In my opinion this is one of Zola's greatest works. This is the tenth book in his Rougon-Macquart series, though that's not vitally important because they all stand alone as individual works of literature. The novel gives us a window into the secret lives and discrete liaisons of the inhabitants of a middle-class apartment building in Paris during France's Second Empire. There are many shades of gray within that "middle class", and in this book everyone tries in some way to claw and scratch their way to a higher level of status. This book features an ensemble cast of characters, including Octave Mouret, son of Francois Mouret and Marthe Rougon from Zola's earlier work The Conquest of Plassans. Octave moves into the building, and soon begins seeking an affair with an older, wealthier woman who will provide him with a foot-in-the-door of Parisian society. Elsewhere in the building, a mother pimps her daughters at dinner parties, trying to secure a match that will improve the family's bleak financial future. Siblings of a well-to-do family squabble over the leavings of their dead father. Men squander their wealth on mistresses. Illicit affairs take place from the basement to the attic, all covered by a veneer of respectability. Away from the street-side facade of righteousness, however, the servants in the courtyard know the real goings-on and offer commentary like a sort of Greek chorus. This is what Zola does best. He creates a setting, populates it with a cast of diverse characters, engages them in an intricate series of events, and puts the reader right in the middle of it. This book is a real treat for any reader of classic literature, even if you're not familiar with Zola or the Rougon-Macquart series. Fans of Zola's other works will find it on a par with his great masterpieces Germial and La Terre.
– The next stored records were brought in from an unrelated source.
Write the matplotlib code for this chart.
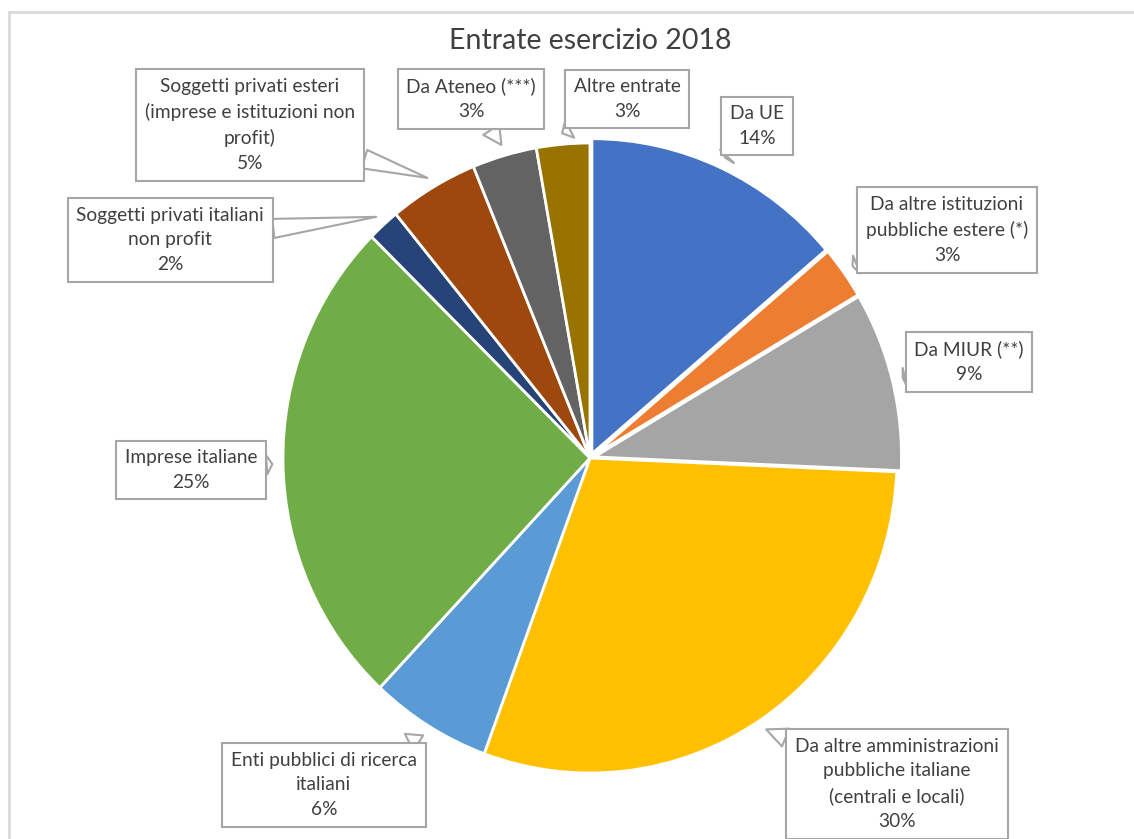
import matplotlib
matplotlib.use('Agg')
import matplotlib.pyplot as plt
from matplotlib.patches import Rectangle
import numpy as np

plt.rcParams['font.family'] = ['Lato', 'DejaVu Sans']

labels = ["Da UE",
          "Da altre istituzioni\npubbliche estere (*)",
          "Da MIUR (**)",
          "Da altre amministrazioni\npubbliche italiane\n(centrali e locali)",
          "Enti pubblici di ricerca\nitaliani",
          "Imprese italiane",
          "Soggetti privati italiani\nnon profit",
          "Soggetti privati esteri\n(imprese e istituzioni non\nprofit)",
          "Da Ateneo (***)",
          "Altre entrate"]
values = [13.8, 2.7, 9.2, 29.9, 6.4, 25.4, 1.7, 4.7, 3.4, 2.8]
colors = ['#4472C4', '#ED7D31', '#A5A5A5', '#FFC000', '#5B9BD5',
          '#70AD47', '#264478', '#9E480E', '#636363', '#997300']
explode = [0.015, 0.015, 0.015, 0, 0, 0, 0, 0, 0, 0]

# callout box centres in image pixels (from top-left)
box_pos = [(757, 126), (947, 230), (969, 362), (897, 784), (324, 785),
           (191, 470), (170, 240), (250, 125), (471, 99), (627, 99)]

W, H = 1134, 839
fig = plt.figure(figsize=(W / 100, H / 100), dpi=100)
cx, cy, rx, ry = 590, 458, 307, 315
ax = fig.add_axes([(cx - rx) / W, (H - cy - ry) / H, 2 * rx / W, 2 * ry / H])

wedges, _ = ax.pie(values, colors=colors, startangle=90, counterclock=False,
                   explode=explode, radius=1,
                   wedgeprops=dict(edgecolor='white', linewidth=2))
ax.set_aspect('auto')
ax.set_xlim(-1, 1)
ax.set_ylim(-1, 1)
ax.axis('off')

total = sum(values)
for w, lab, v, (px, py) in zip(wedges, labels, values, box_pos):
    ang = np.deg2rad((w.theta1 + w.theta2) / 2)
    tip = (1.035 * np.cos(ang) + w.center[0], 1.035 * np.sin(ang) + w.center[1])
    ax.annotate(f"{lab}\n{v / total * 100:.0f}%", xy=tip,
                xytext=(px, H - py), textcoords='figure pixels',
                ha='center', va='center', fontsize=13.8, color='#404040',
                linespacing=1.55, annotation_clip=False,
                bbox=dict(boxstyle='square,pad=0.45', fc='white',
                          ec='#a6a6a6', lw=1.5),
                arrowprops=dict(arrowstyle='wedge,tail_width=1.0,shrink_factor=0.5',
                                fc='white', ec='#a6a6a6', lw=1.5,
                                shrinkA=0, shrinkB=0))

fig.text(cx / W, 1 - 41 / H, "Entrate esercizio 2018", ha='center', va='center',
         fontsize=20.5, color='#404040')

fig.patches.append(Rectangle((9 / W, -0.01), 1.0, 1 - 12 / H + 0.01,
                             transform=fig.transFigure, fill=False,
                             ec='#d9d9d9', lw=2))

fig.savefig('out.png', dpi=100)
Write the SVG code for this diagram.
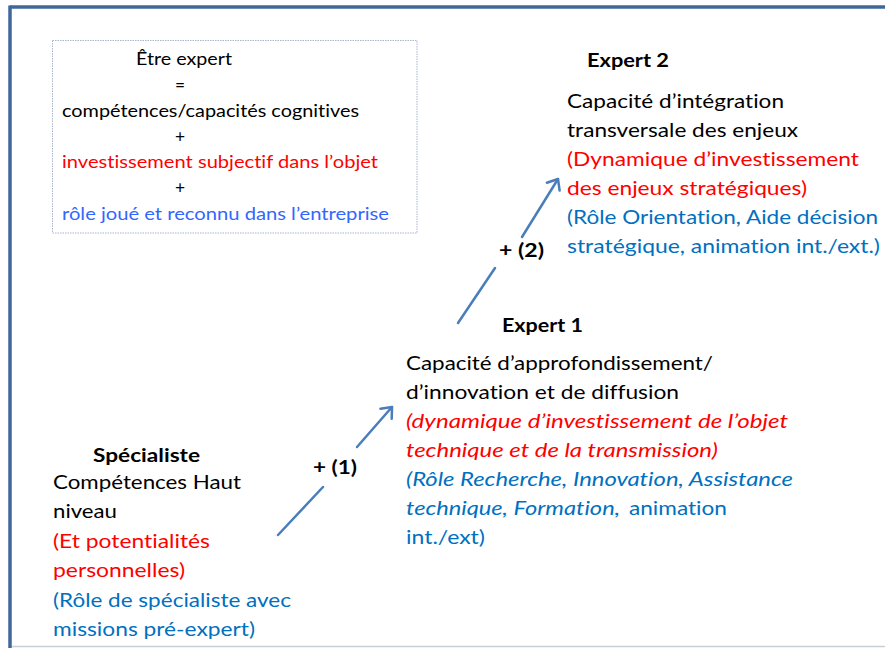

*Smile, Laugh and Cry With Your Neighbors*

"Pot Bouille" is indeed a piece of treasure. Even now, I can still find myself holding on to each word since the very first page. Each page will keep you wanting for more. It tells a story of an apartment building and its occupants. One might imagine the type of brownstone mansions in New York City or Beacon Hill in Boston divided to apartment units to be rented out. Except that in Zola's pot, neighborly interactions take place regularly and make up the heart of the story. Although many stories about bourgeoisie lives have been written, I've never come across characters as vivid, comical, harsh, evolving and disgusting as those portrayed in this book. Gossips, money, sex, adulteries, self advancement and selfishness are so well mashed in the pot, they'll warm up to readers' hearts. I can really feel for the characters cause they seem very much alive, it almost seem that I'm living next door to them. Although Monsieur Octave Mouret is described as the hero in this book, I feel that the true hero is Monsieur Josserand. "Pot Bouille" is a story about temptations and human feelings. It has every power to make me cringe, laugh, smile and cry. "Pot Bouille" is a truly wonderful piece that will spark readers' imaginations. I've enjoyed reading the copy by Oxford World's Classics. Professor Brian Nelson has done a terrific job in translating it from its original French. Read it and have fun!!!!

House of Fools

Zola's literary terrain was the victim with no voice, the laborers, those that made civilization run at great human cost. In "Pot- Bouille", (Boiling Pot), Zola has taken on the middle class residents of an apartment building and savages their collective pretensions of moral superiority. The stink of petty economies, money lust and aristocratic yearing is everywhere. His hero is Octave Mouret a young cloth merchant from the provinces who comes to 1860s Paris to make his fortune. In this residential building whose public areas are overdone with architectural garnish Mouret makes his home among an unhealthy bunch of souls. There are voracious mothers trying to marry off lackluster, shallow daughters, philandering husbands, besieged, toiling husbands, cold indifferent wives, callous mistresses. The servants are stored away for the night in their garret rooms after a day of being subjected to the customary regimen of abuse and bullying dished up by their employers. That the servants are a crude, ignorant crowd makes them no more worthy of respect than their masters. In the parallel world of house help slop bucket throwing, vulgar gossip, same sex seduction and infant death figures prominently. On the quest to conquer big, bad Paris Mouret helps himself heartily to all this messy stew offers whether neighbors' wives or solitary widows. He tastes whatever his manipulations bring his way. Women are a banquet fit for the taking if they can be emotionally and physically overpowered, so says the masculine imperative of the times. But then the female characters here have little to admire. The women represent a menu of every sort of female vice, wallowing in vanity, indolence and self-complacency served up in heaping portions. There is so much tragedy in this house that the horrors of greed and duplicity become almost farcical in Zola's hands. On these pages we live through a years worth of Jerry Springer moments top hats and crinoline hoop skirts flying in contentious free-for-all. "Pot- Bouille" is a feast of poisonous family values to be savored comfortably by the modern reader from the vantage point of a new (more humanist?) millennium.

What they don't teach you in business school

A good jolly soap opera of a book. Young man comes from the provinces to the capital. Gets a room in an apartment block. Learns about life in general and the opposite sex in particular. Nothing new so far. Other authors had already trod the same path. Here, the whole process is meticulously described with Zola's usual skill (he is now on the tenth novel in his cycle). One cannot help thinking, though, that the apartment block must have been a pox doctor's paradise. But the book's real interest is in how the hero uses his acquired knowledge - which is revealed when he becomes the great retailing tycoon in the next book "Au Bonheur des Dames". So, this book is really the first part of a two-part series and it does its job of whetting the appetite for part two. It shows that the university of life is better than a business studies course any day.